Доктор повернулся и посмотрел на гостя барона, импозантного мистера Леверета, который вынимал из сумки сверток. Леверет встряхнул его, тряпки упали, и тогда он вытащил нож из-за пояса. Как это часто бывало, вид ножа вызвал у Тэтчера образ, даже желание броситься на лезвие или просто вздохнуть в знак согласия, когда его обладатель вонзит сталь ему в грудь.
— Помню, как вам нравился сад королевы, — сказал Леверет.
Тэтчер задрал голову и ненадолго задержал взгляд на лице великана, прежде чем посмотреть вниз и увидеть, что тот протягивает ему плод граната. Зрелище сбивало с толку: казалось, Тэтчер сам призвал плод из прошлого; смотрел на море до тех пор, пока у него не заслезились глаза, тосковал по далекому саду, и тем самым позволил одному из его даров воплотиться в жизнь.
— В самом деле? Вы меня видели? Напомните, мистер Леверет, пожалуйста, где мы познакомились. Я думал, это было вчера вечером, когда вы приехали.
Доктор говорил по-английски довольно хорошо, намного лучше, чем десять лет назад, но с теми же странными интонациями, скрежещущими звуками, которые перенесли Джеффа в лето 1591 года с его османскими голосами и запахами, наполнявшими двор в те месяцы, когда даже взгляды были чужими и трудными для перевода.
Но если на мгновение показалось, что с тех пор не прошло и минуты, взглянув на Тэтчера, Джефф поправил хронологию: десять лет на севере состарили турка, и Беллок подумал, не следует ли ему пойти в другое место и начать все сначала, сказав Сесилу и Билу, что он просчитался. Но это было бы дорогостоящей, возможно, фатальной задержкой.

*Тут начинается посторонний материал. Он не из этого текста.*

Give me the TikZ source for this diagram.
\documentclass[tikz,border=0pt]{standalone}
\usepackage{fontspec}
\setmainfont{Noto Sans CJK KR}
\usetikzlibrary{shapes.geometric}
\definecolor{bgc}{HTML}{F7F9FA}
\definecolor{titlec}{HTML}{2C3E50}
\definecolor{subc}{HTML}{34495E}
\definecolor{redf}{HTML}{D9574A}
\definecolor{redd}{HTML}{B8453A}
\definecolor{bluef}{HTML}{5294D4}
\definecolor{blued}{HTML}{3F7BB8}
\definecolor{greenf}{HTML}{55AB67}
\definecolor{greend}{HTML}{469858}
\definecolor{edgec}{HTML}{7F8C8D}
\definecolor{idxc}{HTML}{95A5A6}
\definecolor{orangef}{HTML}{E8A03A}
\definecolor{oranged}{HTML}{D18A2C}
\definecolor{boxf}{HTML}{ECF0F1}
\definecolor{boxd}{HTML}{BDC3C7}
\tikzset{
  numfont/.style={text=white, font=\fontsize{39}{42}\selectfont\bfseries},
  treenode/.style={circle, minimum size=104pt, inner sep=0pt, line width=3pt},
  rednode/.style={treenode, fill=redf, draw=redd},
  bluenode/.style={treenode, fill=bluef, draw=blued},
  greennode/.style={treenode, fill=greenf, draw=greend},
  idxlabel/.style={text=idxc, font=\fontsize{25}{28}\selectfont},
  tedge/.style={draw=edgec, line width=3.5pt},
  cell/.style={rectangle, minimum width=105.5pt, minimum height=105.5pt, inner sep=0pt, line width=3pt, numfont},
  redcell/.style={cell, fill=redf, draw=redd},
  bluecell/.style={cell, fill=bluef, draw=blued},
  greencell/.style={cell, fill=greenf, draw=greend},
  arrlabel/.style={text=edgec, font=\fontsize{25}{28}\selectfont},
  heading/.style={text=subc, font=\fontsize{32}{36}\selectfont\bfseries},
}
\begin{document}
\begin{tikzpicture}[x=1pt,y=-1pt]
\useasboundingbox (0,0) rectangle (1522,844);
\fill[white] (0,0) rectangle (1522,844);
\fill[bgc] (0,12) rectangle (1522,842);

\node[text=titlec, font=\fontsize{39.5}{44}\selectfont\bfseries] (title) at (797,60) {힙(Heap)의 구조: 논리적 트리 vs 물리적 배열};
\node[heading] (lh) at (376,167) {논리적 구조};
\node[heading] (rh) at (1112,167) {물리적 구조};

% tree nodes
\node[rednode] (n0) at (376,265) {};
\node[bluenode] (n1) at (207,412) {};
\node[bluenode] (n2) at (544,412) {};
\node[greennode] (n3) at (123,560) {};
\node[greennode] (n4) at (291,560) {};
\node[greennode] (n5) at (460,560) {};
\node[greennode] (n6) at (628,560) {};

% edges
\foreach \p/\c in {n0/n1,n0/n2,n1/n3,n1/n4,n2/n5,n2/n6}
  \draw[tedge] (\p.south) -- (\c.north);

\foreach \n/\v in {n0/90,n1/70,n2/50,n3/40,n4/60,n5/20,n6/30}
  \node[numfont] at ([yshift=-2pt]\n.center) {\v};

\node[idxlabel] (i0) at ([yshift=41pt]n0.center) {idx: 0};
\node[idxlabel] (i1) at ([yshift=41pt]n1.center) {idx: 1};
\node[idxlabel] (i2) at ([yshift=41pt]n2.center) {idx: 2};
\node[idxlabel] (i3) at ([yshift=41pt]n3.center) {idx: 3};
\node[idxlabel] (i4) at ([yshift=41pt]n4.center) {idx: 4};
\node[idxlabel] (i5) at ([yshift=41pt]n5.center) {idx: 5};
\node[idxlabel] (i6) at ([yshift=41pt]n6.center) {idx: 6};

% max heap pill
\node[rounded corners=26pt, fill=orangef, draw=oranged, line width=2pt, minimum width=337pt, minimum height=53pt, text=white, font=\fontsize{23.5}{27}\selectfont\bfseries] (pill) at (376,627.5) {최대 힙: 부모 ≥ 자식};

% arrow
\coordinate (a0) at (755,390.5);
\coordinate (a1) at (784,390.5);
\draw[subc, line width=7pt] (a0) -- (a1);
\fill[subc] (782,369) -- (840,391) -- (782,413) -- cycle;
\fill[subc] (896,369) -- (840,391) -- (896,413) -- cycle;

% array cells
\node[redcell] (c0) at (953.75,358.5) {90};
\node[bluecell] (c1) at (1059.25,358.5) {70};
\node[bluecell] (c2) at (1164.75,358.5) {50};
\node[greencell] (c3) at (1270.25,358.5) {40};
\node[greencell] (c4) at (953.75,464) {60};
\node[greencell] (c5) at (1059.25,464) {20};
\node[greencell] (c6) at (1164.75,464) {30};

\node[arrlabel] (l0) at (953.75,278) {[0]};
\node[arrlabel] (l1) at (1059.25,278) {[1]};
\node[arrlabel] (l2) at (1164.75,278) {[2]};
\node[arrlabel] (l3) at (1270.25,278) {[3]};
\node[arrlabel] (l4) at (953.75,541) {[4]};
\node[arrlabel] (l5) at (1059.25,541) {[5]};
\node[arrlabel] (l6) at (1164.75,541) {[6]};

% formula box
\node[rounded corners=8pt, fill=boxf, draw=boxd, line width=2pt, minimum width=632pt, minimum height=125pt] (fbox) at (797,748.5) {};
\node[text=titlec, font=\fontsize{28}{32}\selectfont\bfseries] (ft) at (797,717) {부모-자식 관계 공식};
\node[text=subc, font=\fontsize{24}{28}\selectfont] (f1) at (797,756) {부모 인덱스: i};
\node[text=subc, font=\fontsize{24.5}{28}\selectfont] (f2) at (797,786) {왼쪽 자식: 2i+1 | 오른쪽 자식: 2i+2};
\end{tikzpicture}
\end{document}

Доктор был толще в нескольких местах, но худее почти всюду, его голову и плечи клонило навстречу земле и неизбежному, его волосы стали белыми и жесткими, глаза утонули в гротах из костей и кожи. Возможно, возраст облегчит контроль над ним и его включение в пьесу. Старики выходят на сцену незаметно и без сопротивления; зрители инстинктивно чувствуют, что они не совершают никаких действий, только комментируют; какой вред они могут причинить? Важные персонажи просто продолжают говорить в их присутствии, как будто те глухие, пока, наконец, существование пожилых не признают раздраженным «Ну, чего тебе?»

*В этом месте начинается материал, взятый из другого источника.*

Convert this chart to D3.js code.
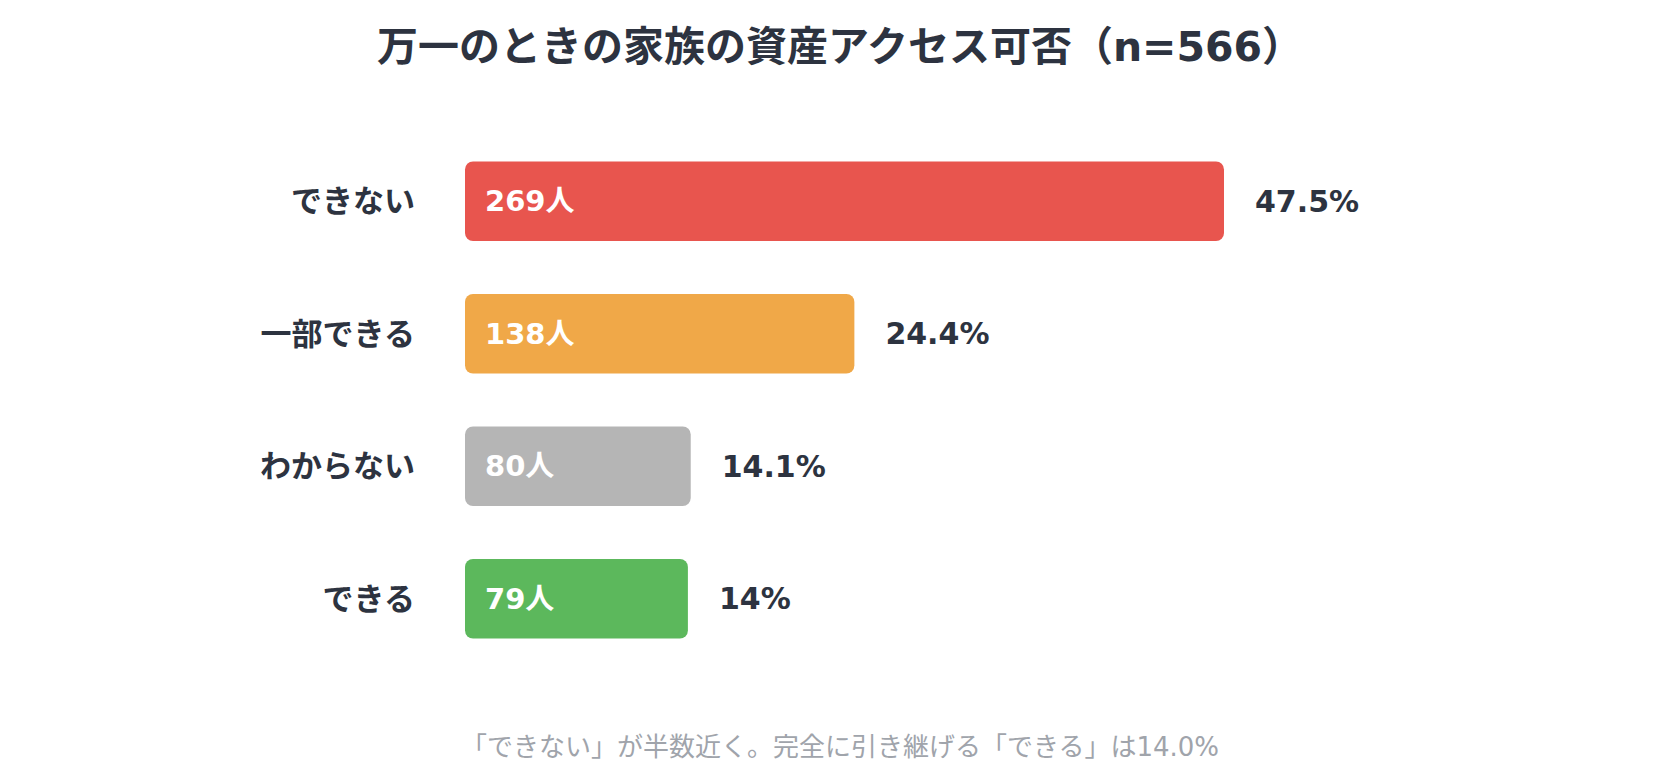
<!DOCTYPE html>
<html>
<head>
<meta charset="UTF-8">
<title>万一のときの家族の資産アクセス可否</title>
<script src="https://cdn.jsdelivr.net/npm/d3@7"></script>
<style>
  html, body { margin: 0; padding: 0; background: #fff; }
  text { font-family: "DejaVu Sans", "Noto Sans CJK JP", sans-serif; }
</style>
</head>
<body>
<script>
// data
var categories = ['できない', '一部できる', 'わからない', 'できる'];
var counts = [269, 138, 80, 79];
var percents = ['47.5%', '24.4%', '14.1%', '14%'];
var colors = ['#E8554E', '#F0A848', '#B5B5B5', '#5CB85C'];
var titleText = '万一のときの家族の資産アクセス可否（n=566）';
var noteText = '「できない」が半数近く。完全に引き継げる「できる」は14.0%';

var width = 1680, height = 777;
var left = 465, barMax = 759;

var svg = d3.select('body').append('svg')
  .attr('width', width)
  .attr('height', height);

var x = d3.scaleLinear().domain([0, d3.max(counts)]).range([0, barMax]);
var y = d3.scaleBand().domain(categories).range([135, 665])
  .paddingInner(0.4).paddingOuter(0.2);

var rows = categories.map(function(c, i) {
  return {cat: c, n: counts[i], pct: percents[i], color: colors[i]};
});

// title
svg.append('text')
  .attr('x', width / 2)
  .attr('y', 47)
  .attr('text-anchor', 'middle')
  .attr('dominant-baseline', 'central')
  .attr('font-size', 41)
  .attr('font-weight', 700)
  .attr('fill', '#2D3340')
  .text(titleText);

var g = svg.selectAll('g.row').data(rows).enter().append('g').attr('class', 'row');

g.append('rect')
  .attr('x', left)
  .attr('y', function(d) { return y(d.cat); })
  .attr('width', function(d) { return x(d.n); })
  .attr('height', y.bandwidth())
  .attr('rx', 8)
  .attr('fill', function(d) { return d.color; });

// category labels
g.append('text')
  .attr('x', left - 50)
  .attr('y', function(d) { return y(d.cat) + y.bandwidth() / 2; })
  .attr('text-anchor', 'end')
  .attr('dominant-baseline', 'central')
  .attr('font-size', 31)
  .attr('font-weight', 700)
  .attr('fill', '#2D3340')
  .text(function(d) { return d.cat; });

// count inside bar
g.append('text')
  .attr('x', left + 20)
  .attr('y', function(d) { return y(d.cat) + y.bandwidth() / 2; })
  .attr('dominant-baseline', 'central')
  .attr('font-size', 29)
  .attr('font-weight', 700)
  .attr('fill', '#fff')
  .text(function(d) { return d.n + '人'; });

// percent after bar
g.append('text')
  .attr('x', function(d) { return left + x(d.n) + 31; })
  .attr('y', function(d) { return y(d.cat) + y.bandwidth() / 2; })
  .attr('dominant-baseline', 'central')
  .attr('font-size', 30)
  .attr('font-weight', 700)
  .attr('fill', '#2D3340')
  .text(function(d) { return d.pct; });

// note
svg.append('text')
  .attr('x', width / 2)
  .attr('y', 747)
  .attr('text-anchor', 'middle')
  .attr('dominant-baseline', 'central')
  .attr('font-size', 26)
  .attr('fill', '#A0A4AB')
  .text(noteText);
</script>
</body>
</html>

Дэвид Леверет достаточно точно описал сцены, участниками которых были они оба: барон бьется на полу Зала аудиенций, прижав кулаки к щеке; леди кричит об одержимости демонами; доктор использует инструмент, чтобы защитить язык Морсби; и странная деталь, которую сам Тэтчер никогда не забывал, — ножка королевы Елизаветы, украшенная драгоценными камнями, появляется из-под красно-золотого платья, когда монархиня наклоняется вперед, чтобы жадно взглянуть на конвульсии барона.
Кончиком кинжала Леверет вытолкнул несколько набухших красных семян с их воскообразного ложа на белую ладонь турка. Колючий дождь ветром несло вбок, и фрукты блестели от капель воды и бледного, затуманенного света.